Flashback Friday is my own little weekly tradition, in which I pick a book from my reading past to highlight — and you’re invited to join in!
Here are the Flashback Friday book selection guidelines:
- Has to be something you’ve read yourself
- Has to still be available, preferably still in print
- Must have been originally published 5 or more years ago
Other than that, the sky’s the limit! Join me, please, and let us all know: what are the books you’ve read that you always rave about? What books from your past do you wish EVERYONE would read? Pick something from five years ago, or go all the way back to the Canterbury Tales if you want. It’s Flashback Friday time!
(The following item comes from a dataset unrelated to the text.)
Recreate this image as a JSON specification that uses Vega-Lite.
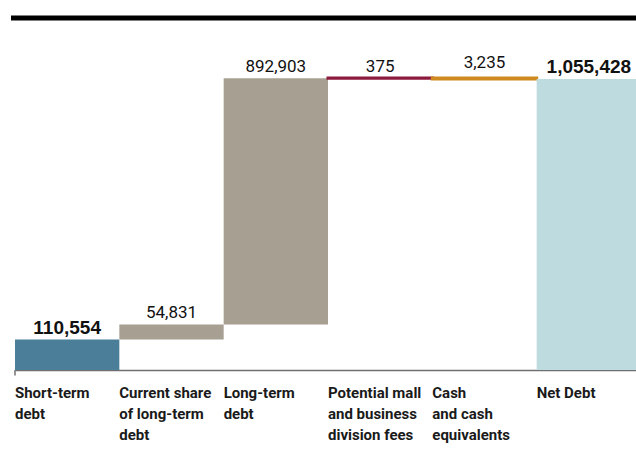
{
  "$schema": "https://vega.github.io/schema/vega-lite/v6.json",
  "width": 625,
  "height": 352,
  "autosize": {"type": "none"},
  "padding": {"left": 11, "top": 18, "right": 0, "bottom": 83},
  "background": "white",
  "view": {"stroke": null},
  "config": {"font": "Roboto"},
  "data": {
    "values": [
      {"cat": "Short-term|debt", "kind": "start", "start": 0, "end": 110554, "amount": 110554},
      {"cat": "Current share|of long-term|debt", "kind": "increase", "start": 110554, "end": 165385, "amount": 54831},
      {"cat": "Long-term|debt", "kind": "increase", "start": 165385, "end": 1058288, "amount": 892903},
      {"cat": "Potential mall|and business|division fees", "kind": "fee", "start": 1058288, "end": 1058663, "amount": 375},
      {"cat": "Cash|and cash|equivalents", "kind": "cash", "start": 1058663, "end": 1055428, "amount": 3235},
      {"cat": "Net Debt", "kind": "total", "start": 0, "end": 1055428, "amount": 1055428}
    ]
  },
  "layer": [
    {
      "mark": {"type": "bar"},
      "encoding": {
        "x": {
          "field": "cat", "type": "nominal", "sort": null,
          "scale": {"range": [4, 630], "paddingInner": 0, "paddingOuter": 0},
          "axis": {
            "title": null, "orient": "bottom", "ticks": false,
            "domainColor": "#707070", "domainWidth": 1.5,
            "labelAngle": 0, "labelAlign": "left", "labelBaseline": "top", "labelPadding": 15,
            "labelOffset": -52.2,
            "labelFont": "Roboto", "labelFontWeight": "bold", "labelFontSize": 15,
            "labelColor": "#1a1a1a", "labelLineHeight": 21, "labelOverlap": false, "labelBound": false,
            "labelExpr": "split(datum.value, '|')"
          }
        },
        "y": {"field": "start", "type": "quantitative", "scale": {"domain": [0, 1276700], "nice": false, "zero": false}, "axis": null},
        "y2": {"field": "end"},
        "color": {
          "field": "kind", "type": "nominal", "legend": null,
          "scale": {"domain": ["start", "increase", "fee", "cash", "total"], "range": ["#4b7f99", "#a79f92", "#8c1a3c", "#cf8a1f", "#bedcdf"]}
        },
        "stroke": {
          "field": "kind", "type": "nominal", "legend": null,
          "scale": {"domain": ["start", "increase", "fee", "cash", "total"], "range": ["#4b7f99", "#a79f92", "#8c1a3c", "#cf8a1f", "#bedcdf"]}
        },
        "strokeWidth": {"condition": {"test": "datum.kind === 'fee' || datum.kind === 'cash'", "value": 3}, "value": 0}
      }
    },
    {
      "transform": [{"filter": "datum.kind === 'start'"}],
      "mark": {"type": "rule", "color": "#707070", "strokeWidth": 1.5},
      "encoding": {
        "x": {"field": "cat", "type": "nominal", "sort": null, "bandPosition": 0},
        "y": {"datum": 0},
        "y2": {"datum": -20000}
      }
    },
    {
      "transform": [{"filter": "datum.kind === 'start' || datum.kind === 'total'"}],
      "mark": {"type": "text", "font": "Liberation Sans", "fontWeight": "bold", "fontSize": 19, "baseline": "alphabetic", "dy": -6, "color": "#111111"},
      "encoding": {
        "x": {"field": "cat", "type": "nominal", "sort": null},
        "y": {"field": "end", "type": "quantitative"},
        "text": {"field": "amount", "type": "quantitative", "format": ",d"}
      }
    },
    {
      "transform": [{"filter": "datum.kind === 'increase' || datum.kind === 'fee'"}],
      "mark": {"type": "text", "font": "Roboto", "fontSize": 17, "baseline": "alphabetic", "dy": -6, "color": "#111111"},
      "encoding": {
        "x": {"field": "cat", "type": "nominal", "sort": null},
        "y": {"field": "end", "type": "quantitative"},
        "text": {"field": "amount", "type": "quantitative", "format": ",d"}
      }
    },
    {
      "transform": [{"filter": "datum.kind === 'cash'"}],
      "mark": {"type": "text", "font": "Roboto", "fontSize": 17, "baseline": "alphabetic", "dy": -11, "color": "#111111"},
      "encoding": {
        "x": {"field": "cat", "type": "nominal", "sort": null},
        "y": {"field": "end", "type": "quantitative"},
        "text": {"field": "amount", "type": "quantitative", "format": ",d"}
      }
    },
    {
      "data": {"values": [{"line": "top"}]},
      "mark": {"type": "rule", "color": "#000000", "strokeWidth": 5},
      "encoding": {"y": {"datum": 1276700}}
    }
  ]
}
My pick for this week’s Flashback Friday:

The Hanging Tree by David Lambkin
(published 1995)
From Publishers Weekly:
Magic and science, past and present, collide in Lambkin’s fast-paced thriller, which was a bestseller in South Africa. Kathryn Widd, a paleontologist specializing in violence, goes to Kenya to examine an ancient skull and gets involved in a mystery surrounding a death that occurred on a 1908 expedition, led by John Henry Patterson, to the same locale. From her office in present-day Johannesburg, she recounts the tale of her expedition in a foreboding tone. Accompanied by researcher Ray Chinta, museum administrator Victor Macmillan and his beautiful and enigmatic wife, Marion, Widd makes historic discoveries among the fossils that lend disturbing insight into the origins of human violence. But as the expedition continues, the party begins to relive events that occurred during the ill-fated Patterson expedition. Soon, they find their research straying from the exactitude of science into the realm of magic and mysticism. Looking for metaphysical heft, Lambkin juxtaposes scientific theory with black magic, quantum physics and Bach and uses the metaphor of a fugue to add layers of depth. He falls short of illuminating the implied connections among his many competing themes, and his characterizations rarely rise above stereotype. He does, however, deliver a page-turning puzzler filled with suspense and a richly evoked sense of the African landscape.
I first heard of The Hanging Tree one day while driving home from work listening to NPR. The brief review made this book sound like one not to be missed — but going the way things often do, it was several years before I finally came across a copy and remembered hearing about it.
The Hanging Tree is a fascinating but not always smooth read. The writing style took some getting used to, and the storyline was not really what I’d expected. That said, I couldn’t pull myself away. As the book progresses, we follow the story of a modern-day archaeological dig as well as an earlier expedition — but ultimately the story encompasses new discoveries going back to the earliest humans and what this knowledge proves or disproves about us as a species.
Overall, I’d say that The Hanging Tree is an unusual but engrossing reading experience, and while I didn’t always love the narrative voice, by the end I was completely caught up in the story and its shocking developments and outcomes.